The solar milestone comes as China faces its own climate challenges. In early June 2026, China Southern Power Grid reported a record electricity load of 259 gigawatts driven by widespread cooling demand from high temperatures, breaking seasonal patterns where peaks typically occur in June and July. Simultaneously, China experienced heavy rains across multiple provinces, with nearly 10,000 residents evacuated in Guizhou after torrential flooding. Meteorologists attributed the unusually early and intense weather to shifting patterns reflecting broader climate change, with concerns that extreme weather could damage crops and rice fields across southern China.

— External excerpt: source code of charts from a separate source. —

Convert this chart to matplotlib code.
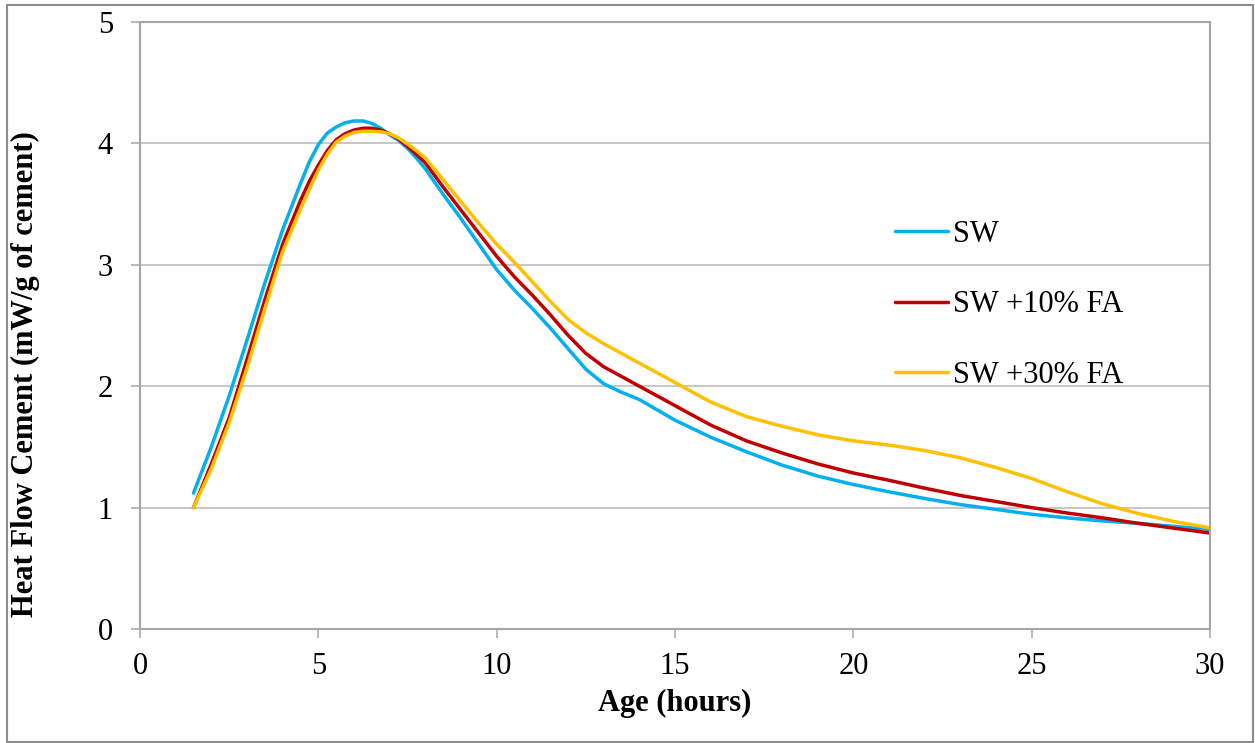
import matplotlib
matplotlib.use("Agg")
import matplotlib.pyplot as plt
from matplotlib.patches import Rectangle

plt.rcParams['font.family'] = ['Liberation Serif', 'DejaVu Serif']

# Age (hours)
age = [1.5, 2, 2.5, 3, 3.5, 4, 4.5, 4.75, 5, 5.25, 5.5, 5.75, 6, 6.25, 6.5, 6.75, 7, 7.25,
       7.5, 7.75, 8, 8.5, 9, 9.5, 10, 10.5, 11, 11.5, 12, 12.5, 13, 13.5, 14,
       15, 16, 17, 18, 19, 20, 21, 22, 23, 24, 25, 26, 27, 28, 29, 30]

sw = [1.12, 1.50, 1.92, 2.38, 2.85, 3.29, 3.67, 3.85, 3.99, 4.085, 4.135, 4.17, 4.185, 4.185,
      4.165, 4.125, 4.07, 4.025, 3.96, 3.88, 3.79, 3.58, 3.38, 3.17, 2.96, 2.79, 2.64, 2.48,
      2.31, 2.14, 2.02, 1.95, 1.89,
      1.72, 1.58, 1.46, 1.35, 1.26, 1.19, 1.13, 1.075, 1.025, 0.985, 0.945, 0.915, 0.89,
      0.87, 0.845, 0.82]

sw_10fa = [1.00, 1.36, 1.74, 2.22, 2.71, 3.17, 3.53, 3.69, 3.82, 3.94, 4.03, 4.08, 4.11, 4.125,
           4.125, 4.11, 4.08, 4.035, 3.975, 3.91, 3.84, 3.64, 3.45, 3.26, 3.07, 2.90, 2.75, 2.59,
           2.42, 2.27, 2.16, 2.08, 2.00,
           1.84, 1.68, 1.55, 1.45, 1.36, 1.285, 1.225, 1.16, 1.10, 1.05, 1.00, 0.955, 0.915,
           0.87, 0.83, 0.79]

sw_30fa = [1.00, 1.32, 1.70, 2.15, 2.64, 3.11, 3.46, 3.62, 3.78, 3.91, 4.01, 4.06, 4.09, 4.10,
           4.10, 4.095, 4.08, 4.045, 3.995, 3.94, 3.88, 3.70, 3.52, 3.34, 3.17, 3.02, 2.86, 2.70,
           2.55, 2.44, 2.35, 2.27, 2.19,
           2.03, 1.87, 1.75, 1.67, 1.60, 1.55, 1.515, 1.47, 1.41, 1.33, 1.24, 1.13, 1.03,
           0.95, 0.885, 0.833]

series_names = ['SW', 'SW +10% FA', 'SW +30% FA']
series_colors = ['#00B0F0', '#C00000', '#FFC000']

x_ticks = [0, 5, 10, 15, 20, 25, 30]
y_ticks = [0, 1, 2, 3, 4, 5]

W, H = 1255, 743
fig = plt.figure(figsize=(W / 100, H / 100), dpi=100)
ax = fig.add_axes([140 / W, 1 - 629 / H, (1210 - 140) / W, (629 - 22) / H])

for vals, name, col in zip([sw, sw_10fa, sw_30fa], series_names, series_colors):
    ax.plot(age, vals, color=col, lw=2.5, label=name, solid_capstyle='round',
            solid_joinstyle='round')

ax.set_xlim(0, 30)
ax.set_ylim(0, 5)
ax.set_xticks(x_ticks)
ax.set_yticks(y_ticks)
ax.grid(axis='y', color='#B8B8B8', lw=1.1)
ax.set_axisbelow(True)

for side in ['left', 'bottom', 'right', 'top']:
    ax.spines[side].set_color('#A6A6A6')
    ax.spines[side].set_linewidth(1.5)

ax.tick_params(axis='both', colors='#A6A6A6', length=6.5, width=1.1,
               labelsize=22, labelcolor='black')
ax.tick_params(axis='x', pad=10)
ax.tick_params(axis='y', pad=13)

ax.set_xlabel('Age (hours)', fontsize=22, fontweight='bold', labelpad=6)
ax.set_ylabel('Heat Flow Cement (mW/g of cement)', fontsize=22, fontweight='bold')
ax.yaxis.set_label_coords(-100 / (1210 - 140), 0.42)

leg = ax.legend(loc='upper left', bbox_to_anchor=(895 / W, 1 - 220 / H),
                bbox_transform=fig.transFigure, frameon=False, fontsize=22,
                handlelength=1.75, handletextpad=0.15, labelspacing=1.35,
                borderpad=0, borderaxespad=0)

fig.patches.append(Rectangle((7 / W, 1 / H), (1253 - 7) / W, (738 - 1) / H,
                             transform=fig.transFigure, fill=False,
                             edgecolor='#8C8C8C', lw=1.5))

fig.savefig('out.png', dpi=100)
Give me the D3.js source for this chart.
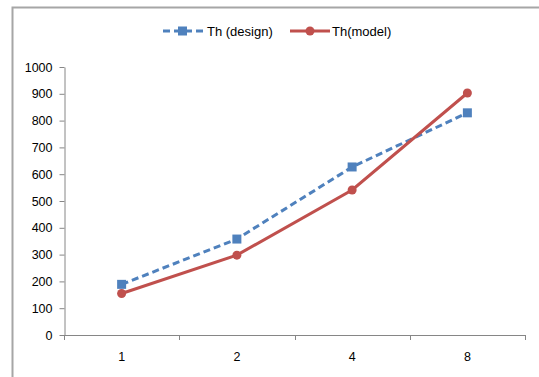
<!DOCTYPE html>
<html>
<head>
<meta charset="utf-8">
<script src="https://cdn.jsdelivr.net/npm/d3@7/dist/d3.min.js"></script>
<style>
  body { margin: 0; background: #fff; }
  text { font-family: "Liberation Sans", Arial, sans-serif; }
</style>
</head>
<body>
<div id="chart-area"></div>
<script>
// categories and series values
var categories = ["1", "2", "4", "8"];
var designValues = [189, 358, 627, 829];
var modelValues = [155, 298, 541, 903];
var yTicks = [0, 100, 200, 300, 400, 500, 600, 700, 800, 900, 1000];
var seriesNames = ["Th (design)", "Th(model)"];

var width = 539;
var height = 377;
var margin = { top: 67, right: 14, bottom: 42, left: 64 };
var chartWidth = width - margin.left - margin.right;
var chartHeight = height - margin.top - margin.bottom;

var blue = "#4f81bd";
var red = "#c0504d";
var axisColor = "#868686";

var svg = d3.select("#chart-area")
  .append("svg")
  .attr("width", width)
  .attr("height", height);

// outer frame (top and left edge visible)
svg.append("path")
  .attr("d", "M12.5," + height + "V7.5H" + width)
  .attr("fill", "none")
  .attr("stroke", "#a6a6a6")
  .attr("stroke-width", 2);

var g = svg.append("g")
  .attr("transform", "translate(" + margin.left + ", " + margin.top + ")");

var x = d3.scaleBand()
  .domain(categories)
  .range([0, chartWidth]);

var y = d3.scaleLinear()
  .domain([0, 1000])
  .range([chartHeight, 0]);

var xAxisG = g.append("g")
  .attr("transform", "translate(0, " + chartHeight + ")")
  .call(d3.axisBottom(x).tickSize(0).tickPadding(17));
xAxisG.select(".domain").remove();

// x axis line with ticks on band edges
g.append("line")
  .attr("x1", 0).attr("x2", chartWidth)
  .attr("y1", chartHeight + 0.5).attr("y2", chartHeight + 0.5)
  .attr("stroke", axisColor);
g.selectAll(".xtick")
  .data(categories.concat(["end"]))
  .enter().append("line")
  .attr("class", "xtick")
  .attr("x1", (d, i) => Math.round(i * x.step()) + 0.5)
  .attr("x2", (d, i) => Math.round(i * x.step()) + 0.5)
  .attr("y1", chartHeight)
  .attr("y2", chartHeight + 5)
  .attr("stroke", axisColor);

var yAxisG = g.append("g")
  .attr("transform", "translate(0.5, 0)")
  .call(d3.axisLeft(y).tickValues(yTicks).tickFormat(d3.format("d"))
    .tickSize(5).tickPadding(7).tickSizeOuter(0));
yAxisG.select(".domain").attr("stroke", axisColor);
yAxisG.selectAll(".tick line").attr("stroke", axisColor);

g.selectAll(".tick text")
  .attr("font-family", "'Liberation Sans', Arial, sans-serif")
  .attr("font-size", "12.5px")
  .attr("fill", "#000");

var line = d3.line()
  .x((d, i) => x(categories[i]) + x.bandwidth() / 2)
  .y(d => y(d));

g.append("path")
  .datum(designValues)
  .attr("d", line)
  .attr("fill", "none")
  .attr("stroke", blue)
  .attr("stroke-width", 3)
  .attr("stroke-dasharray", "7,4");

g.append("path")
  .datum(modelValues)
  .attr("d", line)
  .attr("fill", "none")
  .attr("stroke", red)
  .attr("stroke-width", 3);

g.selectAll(".sq")
  .data(designValues)
  .enter().append("rect")
  .attr("class", "sq")
  .attr("x", (d, i) => x(categories[i]) + x.bandwidth() / 2 - 4.5)
  .attr("y", d => y(d) - 4.5)
  .attr("width", 9)
  .attr("height", 9)
  .attr("fill", blue);

g.selectAll(".dot")
  .data(modelValues)
  .enter().append("circle")
  .attr("class", "dot")
  .attr("cx", (d, i) => x(categories[i]) + x.bandwidth() / 2)
  .attr("cy", d => y(d))
  .attr("r", 4.5)
  .attr("fill", red);

// legend
var legend = svg.append("g").attr("transform", "translate(0, 31)");
var l1 = legend.append("g");
l1.append("line")
  .attr("x1", 163).attr("x2", 203).attr("y1", 0).attr("y2", 0)
  .attr("stroke", blue).attr("stroke-width", 3).attr("stroke-dasharray", "7,4");
l1.append("rect")
  .attr("x", 178).attr("y", -4.5).attr("width", 9).attr("height", 9)
  .attr("fill", blue);
l1.append("text")
  .attr("x", 207).attr("y", 4.5)
  .attr("font-size", "13px")
  .text(seriesNames[0]);

var l2 = legend.append("g");
l2.append("line")
  .attr("x1", 290).attr("x2", 330).attr("y1", 0).attr("y2", 0)
  .attr("stroke", red).attr("stroke-width", 3);
l2.append("circle")
  .attr("cx", 310).attr("cy", 0).attr("r", 4.5)
  .attr("fill", red);
l2.append("text")
  .attr("x", 332).attr("y", 4.5)
  .attr("font-size", "13px")
  .text(seriesNames[1]);
</script>
</body>
</html>
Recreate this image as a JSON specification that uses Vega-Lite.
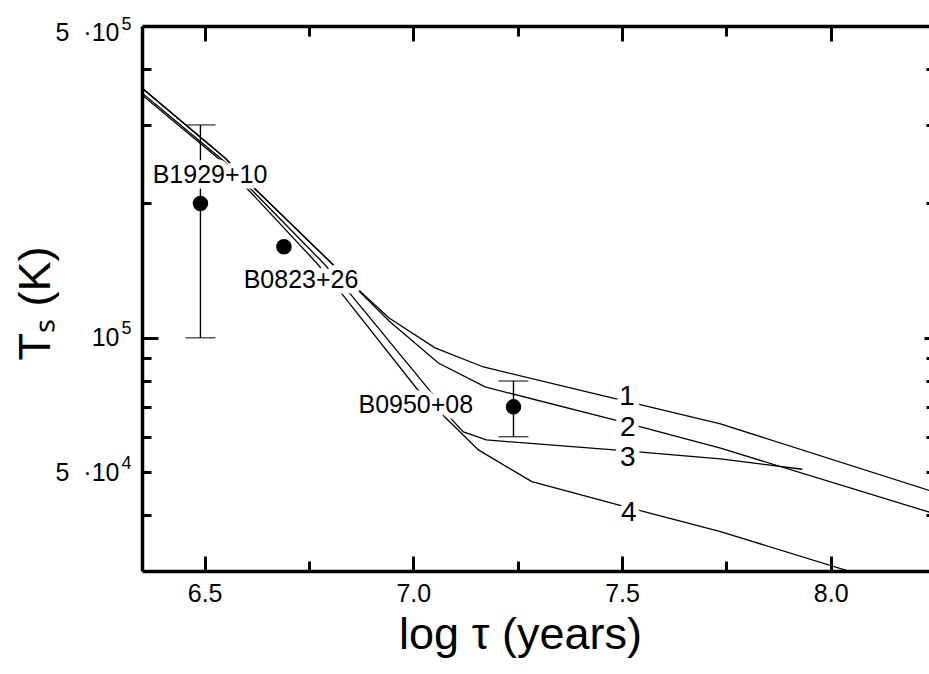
{
  "$schema": "https://vega.github.io/schema/vega-lite/v6.json",
  "width": 787,
  "height": 545,
  "autosize": {"type": "none"},
  "padding": {"left": 142, "top": 26, "right": 0, "bottom": 103},
  "background": "white",
  "config": {
    "view": {"stroke": null},
    "font": "Liberation Sans",
    "axis": {
      "grid": false,
      "domain": false,
      "labels": false,
      "ticks": true,
      "tickColor": "black",
      "tickWidth": 3,
      "domainColor": "black",
      "domainWidth": 3.5,
      "labelFont": "Liberation Sans",
      "labelFontSize": 24,
      "labelColor": "black",
      "labelOverlap": false,
      "labelFlush": false,
      "titleFont": "Liberation Sans",
      "titleFontSize": 36,
      "titleFontWeight": "normal",
      "titleColor": "black"
    }
  },
  "datasets": {
    "curves": [
      {"curve": "1", "x": 6.35, "T": 363000},
      {"curve": "1", "x": 6.549, "T": 253000},
      {"curve": "1", "x": 6.621, "T": 215600},
      {"curve": "1", "x": 6.801, "T": 147900},
      {"curve": "1", "x": 6.877, "T": 126000},
      {"curve": "1", "x": 6.942, "T": 110750},
      {"curve": "1", "x": 7.052, "T": 94900},
      {"curve": "1", "x": 7.168, "T": 86000},
      {"curve": "1", "x": 7.496, "T": 72550},
      {"curve": "1", "x": 7.736, "T": 64100},
      {"curve": "1", "x": 8.237, "T": 45430},
      {"curve": "1", "x": 8.3, "T": 43500},
      {"curve": "2", "x": 6.35, "T": 363000},
      {"curve": "2", "x": 6.549, "T": 253000},
      {"curve": "2", "x": 6.621, "T": 215600},
      {"curve": "2", "x": 6.801, "T": 147900},
      {"curve": "2", "x": 6.877, "T": 125400},
      {"curve": "2", "x": 6.942, "T": 109050},
      {"curve": "2", "x": 7.06, "T": 87800},
      {"curve": "2", "x": 7.172, "T": 77580},
      {"curve": "2", "x": 7.491, "T": 65100},
      {"curve": "2", "x": 7.736, "T": 56540},
      {"curve": "2", "x": 8.237, "T": 40630},
      {"curve": "2", "x": 8.3, "T": 38970},
      {"curve": "3", "x": 6.35, "T": 353800},
      {"curve": "3", "x": 6.549, "T": 247900},
      {"curve": "3", "x": 6.613, "T": 214500},
      {"curve": "3", "x": 6.785, "T": 146900},
      {"curve": "3", "x": 6.849, "T": 125400},
      {"curve": "3", "x": 7.036, "T": 76780},
      {"curve": "3", "x": 7.093, "T": 65430},
      {"curve": "3", "x": 7.12, "T": 61500},
      {"curve": "3", "x": 7.175, "T": 59010},
      {"curve": "3", "x": 7.496, "T": 55900},
      {"curve": "3", "x": 7.736, "T": 53500},
      {"curve": "3", "x": 7.932, "T": 50730},
      {"curve": "4", "x": 6.35, "T": 350200},
      {"curve": "4", "x": 6.549, "T": 245300},
      {"curve": "4", "x": 6.605, "T": 214500},
      {"curve": "4", "x": 6.769, "T": 146900},
      {"curve": "4", "x": 6.829, "T": 125400},
      {"curve": "4", "x": 7.009, "T": 76780},
      {"curve": "4", "x": 7.081, "T": 65670},
      {"curve": "4", "x": 7.156, "T": 56050},
      {"curve": "4", "x": 7.284, "T": 47590},
      {"curve": "4", "x": 7.491, "T": 42200},
      {"curve": "4", "x": 7.736, "T": 36770},
      {"curve": "4", "x": 8.039, "T": 30070},
      {"curve": "4", "x": 8.3, "T": 25270}
    ],
    "pulsars": [
      {"name": "B1929+10", "x": 6.49, "T": 200000, "Tlo": 100000, "Thi": 300000},
      {"name": "B0823+26", "x": 6.69, "T": 160000, "Tlo": null, "Thi": null},
      {"name": "B0950+08", "x": 7.24, "T": 70000, "Tlo": 60000, "Thi": 80000}
    ],
    "labels": [
      {"text": "B1929+10", "kind": "pulsar", "x": 6.513, "T": 231700},
      {"text": "B0823+26", "kind": "pulsar", "x": 6.731, "T": 134800},
      {"text": "B0950+08", "kind": "pulsar", "x": 7.006, "T": 70600},
      {"text": "1", "kind": "curve", "x": 7.512, "T": 73800},
      {"text": "2", "kind": "curve", "x": 7.514, "T": 62690},
      {"text": "3", "kind": "curve", "x": 7.514, "T": 53700},
      {"text": "4", "kind": "curve", "x": 7.516, "T": 40420}
    ]
  },
  "resolve": {"axis": {"x": "independent", "y": "independent"}},
  "layer": [
    {
      "data": {"name": "curves"},
      "mark": {"type": "line", "clip": true, "color": "black", "strokeWidth": 1.3},
      "encoding": {
        "x": {
          "field": "x", "type": "quantitative",
          "scale": {"domain": [6.35, 8.2355], "zero": false, "nice": false},
          "axis": {
            "orient": "bottom", "values": [6.5, 7, 7.5, 8], "ticks": false, "labels": true,
            "labelExpr": "format(datum.value, '.1f')", "labelPadding": 10, "labelFontSize": 25, "domain": true,
            "title": "log τ (years)", "titleX": 378, "titleY": 77, "titleBaseline": "alphabetic", "titleFontSize": 45
          }
        },
        "y": {
          "field": "T", "type": "quantitative",
          "scale": {"type": "log", "domain": [30000, 500000], "nice": false},
          "axis": {
            "orient": "left", "values": [50000, 100000, 500000], "ticks": false, "labels": true,
            "labelExpr": "datum.value == 100000 ? '10' : '5\u00a0 ·10'",
            "labelPadding": 23, "labelFontSize": 25, "domain": true,
            "labelOffset": {"condition": {"test": "datum.value == 500000", "value": 6}, "value": 0},
            "title": "Tₛ (K)", "titleX": -93, "titleY": 277, "titleBaseline": "alphabetic", "titleFontSize": 45
          }
        },
        "detail": {"field": "curve", "type": "nominal"}
      }
    },
    {
      "data": {"name": "pulsars"},
      "transform": [{"filter": "datum.Tlo != null"}],
      "mark": {"type": "rule", "color": "black", "strokeWidth": 1.4},
      "encoding": {
        "x": {
          "field": "x", "type": "quantitative",
          "scale": {"domain": [6.35, 8.2355], "zero": false, "nice": false},
          "axis": {"orient": "bottom", "values": [6.5, 7, 7.5, 8], "tickSize": -15, "title": null}
        },
        "y": {
          "field": "Tlo", "type": "quantitative",
          "scale": {"type": "log", "domain": [30000, 500000], "nice": false},
          "axis": {"orient": "left", "values": [100000], "tickSize": -16, "title": null}
        },
        "y2": {"field": "Thi"}
      }
    },
    {
      "data": {"name": "pulsars"},
      "transform": [
        {"filter": "datum.Tlo != null"},
        {"fold": ["Tlo", "Thi"], "as": ["end", "Tcap"]}
      ],
      "mark": {"type": "tick", "orient": "horizontal", "color": "black", "size": 30, "thickness": 1.4},
      "encoding": {
        "x": {
          "field": "x", "type": "quantitative",
          "scale": {"domain": [6.35, 8.2355], "zero": false, "nice": false},
          "axis": {"orient": "bottom", "values": [6.75, 7.25, 7.75], "tickSize": -10, "title": null}
        },
        "y": {
          "field": "Tcap", "type": "quantitative",
          "scale": {"type": "log", "domain": [30000, 500000], "nice": false},
          "axis": {"orient": "left", "values": [40000, 50000, 60000, 70000, 80000, 90000, 200000, 300000, 400000], "tickSize": -9, "title": null}
        }
      }
    },
    {
      "data": {"name": "labels"},
      "mark": {"type": "text", "fill": "white", "stroke": "white", "strokeWidth": 11, "strokeJoin": "round", "baseline": "middle", "align": "center", "font": "Liberation Sans"},
      "encoding": {
        "x": {
          "field": "x", "type": "quantitative",
          "scale": {"domain": [6.35, 8.2355], "zero": false, "nice": false},
          "axis": {"orient": "top", "values": [6.5, 7, 7.5, 8], "tickSize": -15, "domain": true, "title": null}
        },
        "y": {
          "field": "T", "type": "quantitative",
          "scale": {"type": "log", "domain": [30000, 500000], "nice": false},
          "axis": {"orient": "right", "values": [100000], "tickSize": -5, "title": null}
        },
        "text": {"field": "text"},
        "size": {"field": "kind", "type": "nominal", "scale": {"domain": ["pulsar", "curve"], "range": [25, 28]}, "legend": null}
      }
    },
    {
      "data": {"name": "labels"},
      "mark": {"type": "text", "color": "black", "baseline": "middle", "align": "center", "font": "Liberation Sans"},
      "encoding": {
        "x": {
          "field": "x", "type": "quantitative",
          "scale": {"domain": [6.35, 8.2355], "zero": false, "nice": false},
          "axis": {"orient": "top", "values": [6.75, 7.25, 7.75], "tickSize": -10, "title": null}
        },
        "y": {
          "field": "T", "type": "quantitative",
          "scale": {"type": "log", "domain": [30000, 500000], "nice": false},
          "axis": {"orient": "right", "values": [40000, 50000, 60000, 70000, 80000, 90000, 200000, 300000, 400000], "tickSize": -3, "title": null}
        },
        "text": {"field": "text"},
        "size": {"field": "kind", "type": "nominal", "scale": {"domain": ["pulsar", "curve"], "range": [25, 28]}, "legend": null}
      }
    },
    {
      "data": {"name": "pulsars"},
      "mark": {"type": "circle", "color": "black", "opacity": 1, "size": 240},
      "encoding": {
        "x": {
          "field": "x", "type": "quantitative",
          "scale": {"domain": [6.35, 8.2355], "zero": false, "nice": false},
          "axis": null
        },
        "y": {
          "field": "T", "type": "quantitative",
          "scale": {"type": "log", "domain": [30000, 500000], "nice": false},
          "axis": {
            "orient": "left", "values": [50000, 100000, 500000], "ticks": false, "labels": true,
            "labelExpr": "datum.value == 50000 ? '4' : '5'",
            "labelPadding": 11, "labelFontSize": 18,
            "labelOffset": {"condition": {"test": "datum.value == 500000", "value": -2}, "value": -9},
            "title": null
          }
        }
      }
    }
  ]
}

The convergence of solar's historic milestone and AI's energy demands underscores a fundamental challenge for the technology industry: achieving climate goals requires both renewable energy deployment and careful management of the carbon costs embedded in the infrastructure that supports AI systems. While solar's growth demonstrates that clean energy can scale rapidly, the timing mismatch between AI's immediate emissions and its delayed climate benefits means that simply connecting data centers to renewable power is not sufficient to address the technology's full climate impact. The next five years will be critical in determining whether AI can deliver on its promise as a climate solution or whether its infrastructure demands will consume the remaining carbon budget needed to prevent catastrophic warming.